A esos dos rasgos habría que añadir el de las limitaciones presupuestarias de la UE. Es importante señalar que el presupuesto económico común representa un insignificante 1% de la riqueza agregada de los 28 estados miembros (pensemos que en los países desarrollados de nuestro entorno el gasto público gira en torno al 40-50% de la riqueza de cada país). Esto significa que el bienestar de la población europea en general, y de la española en particular, sólo en una pequeña medida es responsabilidad directa de las políticas comunes de la UE.

Ni la calidad de nuestro sistema sanitario o educativo, ni la calidad de nuestros servicios sociales, ni el buen o mal funcionamiento de los servicios públicos, ni los problemas de desindustrialización que sufren algunas regiones europeas, ni nuestras altas tasas de paro… son responsabilidad de la UE, sino de nuestros gobiernos nacionales o regionales. Es verdad que, dentro de la UEM (zona euro), los 19 gobiernos de los países de la moneda común están obligados a cumplir determinadas normas en materia de gasto público que, al final, tienen efectos sobre sus presupuestos nacionales.

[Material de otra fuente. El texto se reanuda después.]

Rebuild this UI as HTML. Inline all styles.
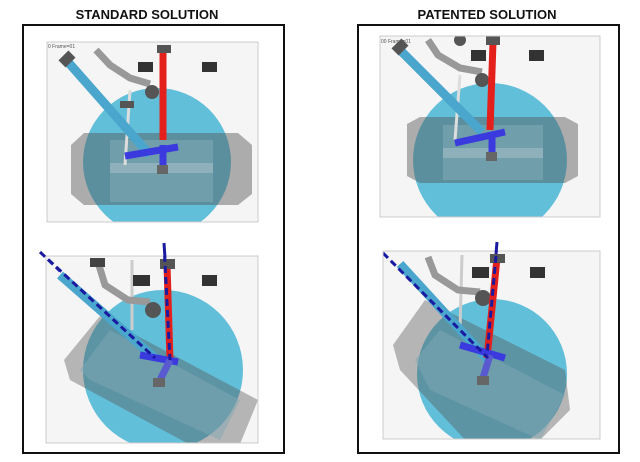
<!DOCTYPE html>
<html><head><meta charset="utf-8"><style>
body{margin:0;background:#fff;width:640px;height:457px;overflow:hidden}
</style></head><body>
<svg width="640" height="457" viewBox="0 0 640 457" xmlns="http://www.w3.org/2000/svg" font-family="Liberation Sans, sans-serif">
<defs>
<clipPath id="c1"><rect x="47" y="42" width="211" height="180"/></clipPath>
<clipPath id="c2"><rect x="46" y="256" width="212" height="187"/></clipPath>
<clipPath id="c3"><rect x="380" y="36" width="220" height="181"/></clipPath>
<clipPath id="c4"><rect x="383" y="251" width="217" height="188"/></clipPath>
</defs>
<text x="147" y="19" text-anchor="middle" font-size="13" font-weight="bold" fill="#111">STANDARD SOLUTION</text>
<text x="487" y="19" text-anchor="middle" font-size="13" font-weight="bold" fill="#111">PATENTED SOLUTION</text>
<rect x="23" y="25" width="261" height="428" fill="none" stroke="#111" stroke-width="2"/>
<rect x="358" y="25" width="261" height="428" fill="none" stroke="#111" stroke-width="2"/>

<!-- Panel 1 -->
<g clip-path="url(#c1)">
<rect x="47" y="42" width="211" height="180" fill="#f5f5f5"/>
<circle cx="157" cy="162" r="74" fill="#62bfd9"/>
<polygon points="71,145 84,133 238,133 252,145 252,194 238,205 84,205 71,194" fill="#555" opacity="0.45"/>
<rect x="110" y="140" width="103" height="62" fill="#7fa8b4" opacity="0.6"/>
<rect x="110" y="163" width="103" height="10" fill="#9bb8c0" opacity="0.7"/>
<line x1="130" y1="90" x2="125" y2="165" stroke="#ddd" stroke-width="3"/>
<path d="M96,50 L110,65 L130,78 L150,84" stroke="#999" stroke-width="7" fill="none"/>
<rect x="138" y="62" width="15" height="10" fill="#333"/>
<rect x="202" y="62" width="15" height="10" fill="#333"/>
<circle cx="152" cy="92" r="7" fill="#555"/>
<rect x="120" y="101" width="14" height="7" fill="#555"/>
<line x1="68" y1="62" x2="150" y2="155" stroke="#4aa6cc" stroke-width="9"/>
<rect x="60" y="54" width="14" height="10" fill="#555" transform="rotate(-45 67 59)"/>
<line x1="163" y1="52" x2="163" y2="140" stroke="#e3201c" stroke-width="7"/>
<rect x="157" y="45" width="14" height="8" fill="#555"/>
<line x1="125" y1="156" x2="178" y2="147" stroke="#3a3adf" stroke-width="7"/>
<line x1="163" y1="145" x2="163" y2="168" stroke="#3a3adf" stroke-width="7"/>
<rect x="157" y="165" width="11" height="9" fill="#666"/>
<text x="48" y="48" font-size="5" fill="#555">0 Frame=01</text>
</g>
<rect x="47" y="42" width="211" height="180" fill="none" stroke="#ccc"/>

<!-- Panel 2 -->
<g clip-path="url(#c2)">
<rect x="46" y="256" width="212" height="187" fill="#f5f5f5"/>
<circle cx="163" cy="370" r="80" fill="#62bfd9"/>
<polygon points="64,360 100,316 258,400 240,444 196,448 70,380" fill="#555" opacity="0.4"/>
<polygon points="80,370 110,330 240,400 220,440 90,380" fill="#7fa8b4" opacity="0.5"/>
<line x1="132" y1="260" x2="132" y2="330" stroke="#ccc" stroke-width="3"/>
<path d="M98,262 L105,285 L128,300 L150,302" stroke="#999" stroke-width="7" fill="none"/>
<rect x="90" y="258" width="15" height="9" fill="#444"/>
<rect x="133" y="275" width="17" height="11" fill="#333"/>
<rect x="202" y="275" width="15" height="11" fill="#333"/>
<circle cx="153" cy="310" r="8" fill="#555"/>
<line x1="60" y1="275" x2="155" y2="358" stroke="#4aa6cc" stroke-width="9"/>
<line x1="167" y1="265" x2="170" y2="360" stroke="#e3201c" stroke-width="7"/>
<rect x="160" y="259" width="15" height="10" fill="#555"/>
<line x1="140" y1="355" x2="178" y2="362" stroke="#3a3adf" stroke-width="7"/>
<line x1="170" y1="360" x2="160" y2="380" stroke="#5a5ad0" stroke-width="7"/>
<rect x="153" y="378" width="12" height="9" fill="#666"/>
<line x1="40" y1="252" x2="155" y2="358" stroke="#1a1aa0" stroke-width="3" stroke-dasharray="7,4"/>
<line x1="164" y1="244" x2="170" y2="360" stroke="#1a1aa0" stroke-width="3" stroke-dasharray="7,4"/>
</g>
<rect x="46" y="256" width="212" height="187" fill="none" stroke="#ccc"/>
<line x1="40" y1="252" x2="60" y2="271" stroke="#1a1aa0" stroke-width="3" stroke-dasharray="7,4"/>
<line x1="164" y1="243" x2="165" y2="258" stroke="#1a1aa0" stroke-width="3"/>

<!-- Panel 3 -->
<g clip-path="url(#c3)">
<rect x="380" y="36" width="220" height="181" fill="#f5f5f5"/>
<circle cx="490" cy="160" r="77" fill="#62bfd9"/>
<polygon points="407,124 420,117 565,117 578,124 578,176 565,183 420,183 407,176" fill="#555" opacity="0.45"/>
<rect x="443" y="125" width="100" height="55" fill="#7fa8b4" opacity="0.6"/>
<rect x="443" y="148" width="100" height="10" fill="#9bb8c0" opacity="0.7"/>
<line x1="460" y1="75" x2="455" y2="140" stroke="#ddd" stroke-width="3"/>
<path d="M428,40 L438,55 L460,68 L482,72" stroke="#999" stroke-width="7" fill="none"/>
<rect x="471" y="50" width="15" height="11" fill="#333"/>
<rect x="529" y="50" width="15" height="11" fill="#333"/>
<circle cx="482" cy="80" r="7" fill="#555"/>
<circle cx="460" cy="40" r="6" fill="#555"/>
<line x1="400" y1="50" x2="482" y2="132" stroke="#4aa6cc" stroke-width="9"/>
<rect x="393" y="42" width="14" height="10" fill="#555" transform="rotate(-45 400 47)"/>
<line x1="493" y1="42" x2="490" y2="130" stroke="#e3201c" stroke-width="7"/>
<rect x="486" y="36" width="14" height="9" fill="#555"/>
<line x1="455" y1="143" x2="505" y2="132" stroke="#3a3adf" stroke-width="7"/>
<line x1="492" y1="132" x2="492" y2="155" stroke="#3a3adf" stroke-width="7"/>
<rect x="486" y="152" width="11" height="9" fill="#666"/>
<text x="381" y="43" font-size="5" fill="#555">00 Frame=01</text>
</g>
<rect x="380" y="36" width="220" height="181" fill="none" stroke="#ccc"/>

<!-- Panel 4 -->
<g clip-path="url(#c4)">
<rect x="383" y="251" width="217" height="188" fill="#f5f5f5"/>
<circle cx="492" cy="374" r="75" fill="#62bfd9"/>
<polygon points="393,345 425,300 565,370 570,410 540,440 470,445 400,370" fill="#555" opacity="0.4"/>
<polygon points="415,360 440,330 565,395 540,440 430,390" fill="#7fa8b4" opacity="0.5"/>
<line x1="462" y1="255" x2="460" y2="330" stroke="#ccc" stroke-width="3"/>
<path d="M428,257 L435,275 L458,290 L480,292" stroke="#999" stroke-width="7" fill="none"/>
<rect x="472" y="267" width="17" height="11" fill="#333"/>
<rect x="530" y="267" width="15" height="11" fill="#333"/>
<circle cx="483" cy="298" r="8" fill="#555"/>
<line x1="400" y1="264" x2="488" y2="360" stroke="#4aa6cc" stroke-width="9"/>
<line x1="497" y1="258" x2="487" y2="358" stroke="#e3201c" stroke-width="7"/>
<rect x="490" y="254" width="15" height="9" fill="#555"/>
<line x1="460" y1="345" x2="505" y2="358" stroke="#3a3adf" stroke-width="7"/>
<line x1="490" y1="355" x2="483" y2="378" stroke="#5a5ad0" stroke-width="7"/>
<rect x="477" y="376" width="12" height="9" fill="#666"/>
<line x1="383" y1="253" x2="488" y2="358" stroke="#1a1aa0" stroke-width="3" stroke-dasharray="7,4"/>
<line x1="497" y1="245" x2="487" y2="355" stroke="#1a1aa0" stroke-width="3" stroke-dasharray="7,4"/>
</g>
<rect x="383" y="251" width="217" height="188" fill="none" stroke="#ccc"/>
<line x1="497" y1="242" x2="496" y2="254" stroke="#1a1aa0" stroke-width="3"/>
</svg>
</body></html>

Pero al no ser todavía una política plenamente común, esas normas no son resultado de decisiones que toma la Comisión Europea, sino de los acuerdos que adoptan los gobiernos nacionales en el marco del Eurogrupo (ministros de Economía y Finanzas de la eurozona).

En definitiva, la UE pone a disposición de los gobiernos nacionales recursos económicos (en forma de fondos) e instrumentos normativos (reglamentos y directivas) para acompañar en los correspondientes países la aplicación de las respectivas políticas públicas. Hay países en los que sus gobiernos saben aprovechar esas oportunidades mejor que otros, al tener el acierto de completar las políticas europeas con eficaces políticas propias en pro del bienestar de sus ciudadanos. Sin embargo, hay otros en los que los ingentes recursos que llegan de Bruselas son oportunidades perdidas.